## OBJECTIVE
Pictures stay out of the copy; set down each line of the listing below exactly.

——————

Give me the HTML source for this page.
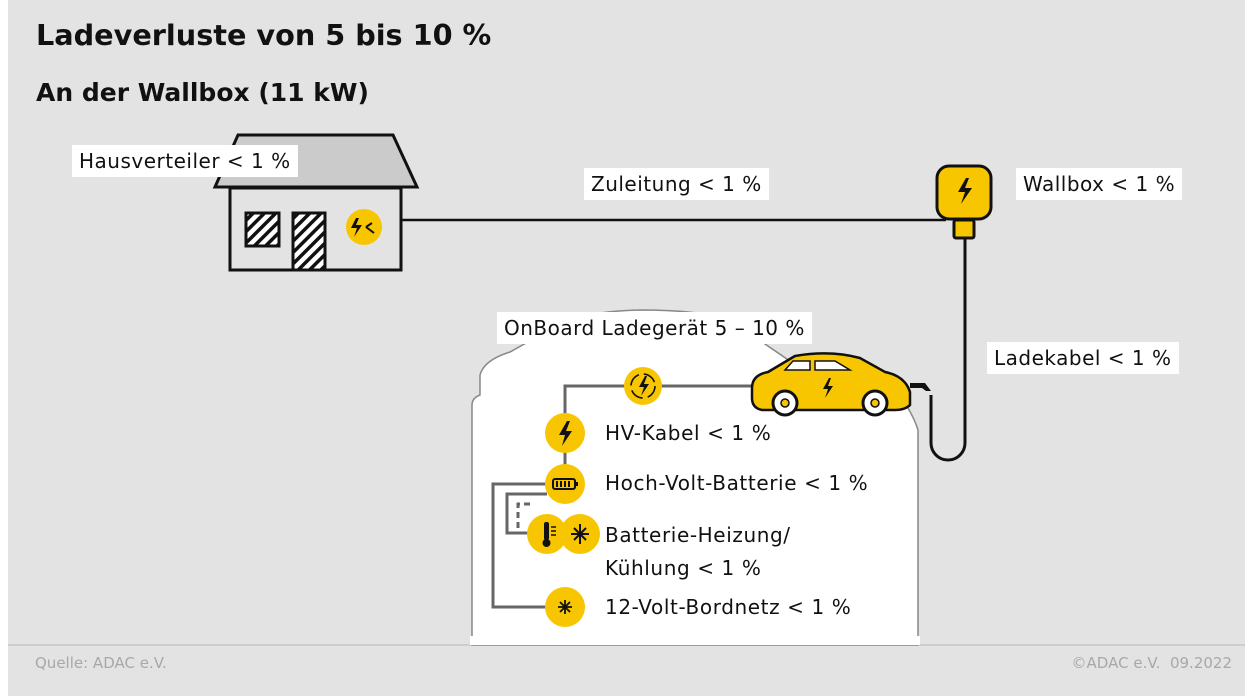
<!DOCTYPE html>
<html><head><meta charset="utf-8"><style>
body{margin:0;width:1245px;height:696px;background:#fff;overflow:hidden;font-family:"DejaVu Sans","Liberation Sans",sans-serif}
.bg{position:absolute;left:8px;top:0;width:1237px;height:696px;background:#e3e3e3}
.t{position:absolute;white-space:nowrap;color:#111}
.lb{position:absolute;background:#fff;color:#111;font-size:20px;line-height:32px;padding:0 7px;white-space:nowrap;letter-spacing:0.5px}
.it{font-size:20px;letter-spacing:0.6px}
</style></head><body>
<div class="bg"></div>
<svg style="position:absolute;left:0;top:0" width="1245" height="696">
<defs><pattern id="h" width="8" height="8" patternUnits="userSpaceOnUse" patternTransform="rotate(45)"><rect width="8" height="8" fill="#fff"/><rect width="3.5" height="8" fill="#111"/></pattern></defs>
<line x1="8" y1="645" x2="1245" y2="645" stroke="#c8c8c8" stroke-width="1.5"/>
<polygon points="238,135 393,135 417,187 215,187" fill="#cbcbcb" stroke="#111" stroke-width="3"/>
<rect x="230" y="188" width="171" height="82" fill="#e3e3e3" stroke="#111" stroke-width="3"/>
<rect x="246" y="213" width="33" height="33" fill="url(#h)" stroke="#111" stroke-width="3"/>
<rect x="293" y="213" width="32" height="57" fill="url(#h)" stroke="#111" stroke-width="3"/>
<circle cx="364" cy="227" r="18" fill="#f7c600"/>
<path d="M356 218 l-5 10 h6 l-3 9 l8 -12 h-6 l3 -7z" fill="#111"/>
<path d="M366 227 l6 -4 M366 227 l8 6" stroke="#111" stroke-width="2"/>
<line x1="401" y1="220" x2="946" y2="220" stroke="#111" stroke-width="2.5"/>
<rect x="937" y="166" width="54" height="53" rx="12" fill="#f7c600" stroke="#111" stroke-width="3"/>
<path d="M966 178 l-8 14 h7 l-4 12 l11 -16 h-7 l4 -10z" fill="#111"/>
<rect x="954" y="220" width="20" height="18" rx="2" fill="#f7c600" stroke="#111" stroke-width="3"/>
<path d="M965 238 V443 a17 17 0 0 1 -34 0 V395" fill="none" stroke="#111" stroke-width="3"/>
<path d="M472 645 V405 Q472 398 480 395 V375 Q484 360 510 352 L535 338 Q560 312 640 310 Q700 310 730 320 L800 368 L880 378 Q905 390 908 408 Q915 420 918 430 V645 Z" fill="#fff" stroke="#888" stroke-width="1.5"/>
<rect x="470" y="636" width="450" height="9" fill="#fff"/>
<g fill="none" stroke="#666" stroke-width="3">
<path d="M752 386 H565 V484"/>
<path d="M547 484 H493 V607 H565"/>
<path d="M547 494 H507 V533 H530"/>
<path d="M530 504 H518 V530" stroke-dasharray="6 4"/>
</g>
<g fill="#f7c600">
<circle cx="643" cy="386" r="19"/><circle cx="565" cy="433" r="20"/><circle cx="565" cy="484" r="20"/>
<circle cx="547" cy="534" r="20"/><circle cx="580" cy="534" r="20"/><circle cx="565" cy="607" r="20"/>
</g>
<path d="M645 376 l-6 11 h5 l-3 9 l8 -12 h-5 l3 -8z" fill="#111"/>
<circle cx="643" cy="386" r="12" fill="none" stroke="#111" stroke-width="1.6" stroke-dasharray="14 5"/>
<path d="M567 421 l-8 14 h6 l-3 11 l10 -15 h-6 l4 -10z" fill="#111"/>
<rect x="553" y="479" width="22" height="10" rx="2" fill="none" stroke="#111" stroke-width="2"/>
<path d="M557 481 v6 M561 481 v6 M565 481 v6 M569 481 v6" stroke="#111" stroke-width="2"/>
<rect x="575" y="482" width="3" height="4" fill="#111"/>
<rect x="544" y="522" width="5" height="18" rx="2" fill="#111"/><circle cx="546.5" cy="543" r="4" fill="#111"/>
<path d="M551 527 h5 M551 531 h5 M551 535 h5" stroke="#111" stroke-width="1.5"/>
<path d="M580 524 v20 M571 534 h18 M574 528 l12 12 M586 528 l-12 12" stroke="#111" stroke-width="2"/>
<path d="M558 607 h14 M565 600 v14 M560 602 l10 10 M570 602 l-10 10" stroke="#111" stroke-width="1.8"/>
<path d="M752 388 Q752 375 768 372 L795 356 Q830 350 860 358 L885 372 Q905 376 910 392 V405 Q905 410 895 410 H762 Q752 408 752 398 Z" fill="#f7c600" stroke="#111" stroke-width="2.5"/>
<path d="M785 370 l8 -9 h17 v9z M815 361 h20 l15 9 h-35z" fill="#fff" stroke="#111" stroke-width="1.5"/>
<path d="M829 378 l-6 11 h5 l-3 9 l8 -12 h-5 l3 -8z" fill="#111"/>
<circle cx="785" cy="403" r="12" fill="#fff" stroke="#111" stroke-width="3"/><circle cx="785" cy="403" r="4" fill="#f7c600" stroke="#111" stroke-width="1.5"/>
<circle cx="875" cy="403" r="12" fill="#fff" stroke="#111" stroke-width="3"/><circle cx="875" cy="403" r="4" fill="#f7c600" stroke="#111" stroke-width="1.5"/>
<path d="M910 383 h15 l6 8 h-5 l-4 -3 h-12z" fill="#111"/>
</svg>
<div class="t" style="left:36px;top:18px;font-size:28.7px;font-weight:bold">Ladeverluste von 5 bis 10 %</div>
<div class="t" style="left:36px;top:78px;font-size:25px;font-weight:bold">An der Wallbox (11 kW)</div>
<div class="lb" style="left:72px;top:145px">Hausverteiler &lt; 1 %</div>
<div class="lb" style="left:584px;top:168px">Zuleitung &lt; 1 %</div>
<div class="lb" style="left:1016px;top:168px">Wallbox &lt; 1 %</div>
<div class="lb" style="left:987px;top:342px">Ladekabel &lt; 1 %</div>
<div class="lb" style="left:497px;top:312px">OnBoard Ladegerät 5 – 10 %</div>
<div class="t it" style="left:605px;top:421px">HV-Kabel &lt; 1 %</div>
<div class="t it" style="left:605px;top:471px">Hoch-Volt-Batterie &lt; 1 %</div>
<div class="t it" style="left:605px;top:519px;line-height:33px;white-space:normal">Batterie-Heizung/<br>Kühlung &lt; 1 %</div>
<div class="t it" style="left:605px;top:595px">12-Volt-Bordnetz &lt; 1 %</div>
<div class="t" style="left:35px;top:654px;font-size:15px;color:#a8a8a8">Quelle: ADAC e.V.</div>
<div class="t" style="right:13px;top:654px;font-size:15px;color:#a8a8a8">©ADAC e.V.&nbsp; 09.2022</div>
</body></html>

——————

## FULL SOLUTION
Give me the HTML source for this page.
<!DOCTYPE html>
<html><head><meta charset="utf-8"><style>
body{margin:0;width:1245px;height:696px;background:#fff;overflow:hidden;font-family:"DejaVu Sans","Liberation Sans",sans-serif}
.bg{position:absolute;left:8px;top:0;width:1237px;height:696px;background:#e3e3e3}
.t{position:absolute;white-space:nowrap;color:#111}
.lb{position:absolute;background:#fff;color:#111;font-size:20px;line-height:32px;padding:0 7px;white-space:nowrap;letter-spacing:0.5px}
.it{font-size:20px;letter-spacing:0.6px}
</style></head><body>
<div class="bg"></div>
<svg style="position:absolute;left:0;top:0" width="1245" height="696">
<defs><pattern id="h" width="8" height="8" patternUnits="userSpaceOnUse" patternTransform="rotate(45)"><rect width="8" height="8" fill="#fff"/><rect width="3.5" height="8" fill="#111"/></pattern></defs>
<line x1="8" y1="645" x2="1245" y2="645" stroke="#c8c8c8" stroke-width="1.5"/>
<polygon points="238,135 393,135 417,187 215,187" fill="#cbcbcb" stroke="#111" stroke-width="3"/>
<rect x="230" y="188" width="171" height="82" fill="#e3e3e3" stroke="#111" stroke-width="3"/>
<rect x="246" y="213" width="33" height="33" fill="url(#h)" stroke="#111" stroke-width="3"/>
<rect x="293" y="213" width="32" height="57" fill="url(#h)" stroke="#111" stroke-width="3"/>
<circle cx="364" cy="227" r="18" fill="#f7c600"/>
<path d="M356 218 l-5 10 h6 l-3 9 l8 -12 h-6 l3 -7z" fill="#111"/>
<path d="M366 227 l6 -4 M366 227 l8 6" stroke="#111" stroke-width="2"/>
<line x1="401" y1="220" x2="946" y2="220" stroke="#111" stroke-width="2.5"/>
<rect x="937" y="166" width="54" height="53" rx="12" fill="#f7c600" stroke="#111" stroke-width="3"/>
<path d="M966 178 l-8 14 h7 l-4 12 l11 -16 h-7 l4 -10z" fill="#111"/>
<rect x="954" y="220" width="20" height="18" rx="2" fill="#f7c600" stroke="#111" stroke-width="3"/>
<path d="M965 238 V443 a17 17 0 0 1 -34 0 V395" fill="none" stroke="#111" stroke-width="3"/>
<path d="M472 645 V405 Q472 398 480 395 V375 Q484 360 510 352 L535 338 Q560 312 640 310 Q700 310 730 320 L800 368 L880 378 Q905 390 908 408 Q915 420 918 430 V645 Z" fill="#fff" stroke="#888" stroke-width="1.5"/>
<rect x="470" y="636" width="450" height="9" fill="#fff"/>
<g fill="none" stroke="#666" stroke-width="3">
<path d="M752 386 H565 V484"/>
<path d="M547 484 H493 V607 H565"/>
<path d="M547 494 H507 V533 H530"/>
<path d="M530 504 H518 V530" stroke-dasharray="6 4"/>
</g>
<g fill="#f7c600">
<circle cx="643" cy="386" r="19"/><circle cx="565" cy="433" r="20"/><circle cx="565" cy="484" r="20"/>
<circle cx="547" cy="534" r="20"/><circle cx="580" cy="534" r="20"/><circle cx="565" cy="607" r="20"/>
</g>
<path d="M645 376 l-6 11 h5 l-3 9 l8 -12 h-5 l3 -8z" fill="#111"/>
<circle cx="643" cy="386" r="12" fill="none" stroke="#111" stroke-width="1.6" stroke-dasharray="14 5"/>
<path d="M567 421 l-8 14 h6 l-3 11 l10 -15 h-6 l4 -10z" fill="#111"/>
<rect x="553" y="479" width="22" height="10" rx="2" fill="none" stroke="#111" stroke-width="2"/>
<path d="M557 481 v6 M561 481 v6 M565 481 v6 M569 481 v6" stroke="#111" stroke-width="2"/>
<rect x="575" y="482" width="3" height="4" fill="#111"/>
<rect x="544" y="522" width="5" height="18" rx="2" fill="#111"/><circle cx="546.5" cy="543" r="4" fill="#111"/>
<path d="M551 527 h5 M551 531 h5 M551 535 h5" stroke="#111" stroke-width="1.5"/>
<path d="M580 524 v20 M571 534 h18 M574 528 l12 12 M586 528 l-12 12" stroke="#111" stroke-width="2"/>
<path d="M558 607 h14 M565 600 v14 M560 602 l10 10 M570 602 l-10 10" stroke="#111" stroke-width="1.8"/>
<path d="M752 388 Q752 375 768 372 L795 356 Q830 350 860 358 L885 372 Q905 376 910 392 V405 Q905 410 895 410 H762 Q752 408 752 398 Z" fill="#f7c600" stroke="#111" stroke-width="2.5"/>
<path d="M785 370 l8 -9 h17 v9z M815 361 h20 l15 9 h-35z" fill="#fff" stroke="#111" stroke-width="1.5"/>
<path d="M829 378 l-6 11 h5 l-3 9 l8 -12 h-5 l3 -8z" fill="#111"/>
<circle cx="785" cy="403" r="12" fill="#fff" stroke="#111" stroke-width="3"/><circle cx="785" cy="403" r="4" fill="#f7c600" stroke="#111" stroke-width="1.5"/>
<circle cx="875" cy="403" r="12" fill="#fff" stroke="#111" stroke-width="3"/><circle cx="875" cy="403" r="4" fill="#f7c600" stroke="#111" stroke-width="1.5"/>
<path d="M910 383 h15 l6 8 h-5 l-4 -3 h-12z" fill="#111"/>
</svg>
<div class="t" style="left:36px;top:18px;font-size:28.7px;font-weight:bold">Ladeverluste von 5 bis 10 %</div>
<div class="t" style="left:36px;top:78px;font-size:25px;font-weight:bold">An der Wallbox (11 kW)</div>
<div class="lb" style="left:72px;top:145px">Hausverteiler &lt; 1 %</div>
<div class="lb" style="left:584px;top:168px">Zuleitung &lt; 1 %</div>
<div class="lb" style="left:1016px;top:168px">Wallbox &lt; 1 %</div>
<div class="lb" style="left:987px;top:342px">Ladekabel &lt; 1 %</div>
<div class="lb" style="left:497px;top:312px">OnBoard Ladegerät 5 – 10 %</div>
<div class="t it" style="left:605px;top:421px">HV-Kabel &lt; 1 %</div>
<div class="t it" style="left:605px;top:471px">Hoch-Volt-Batterie &lt; 1 %</div>
<div class="t it" style="left:605px;top:519px;line-height:33px;white-space:normal">Batterie-Heizung/<br>Kühlung &lt; 1 %</div>
<div class="t it" style="left:605px;top:595px">12-Volt-Bordnetz &lt; 1 %</div>
<div class="t" style="left:35px;top:654px;font-size:15px;color:#a8a8a8">Quelle: ADAC e.V.</div>
<div class="t" style="right:13px;top:654px;font-size:15px;color:#a8a8a8">©ADAC e.V.&nbsp; 09.2022</div>
</body></html>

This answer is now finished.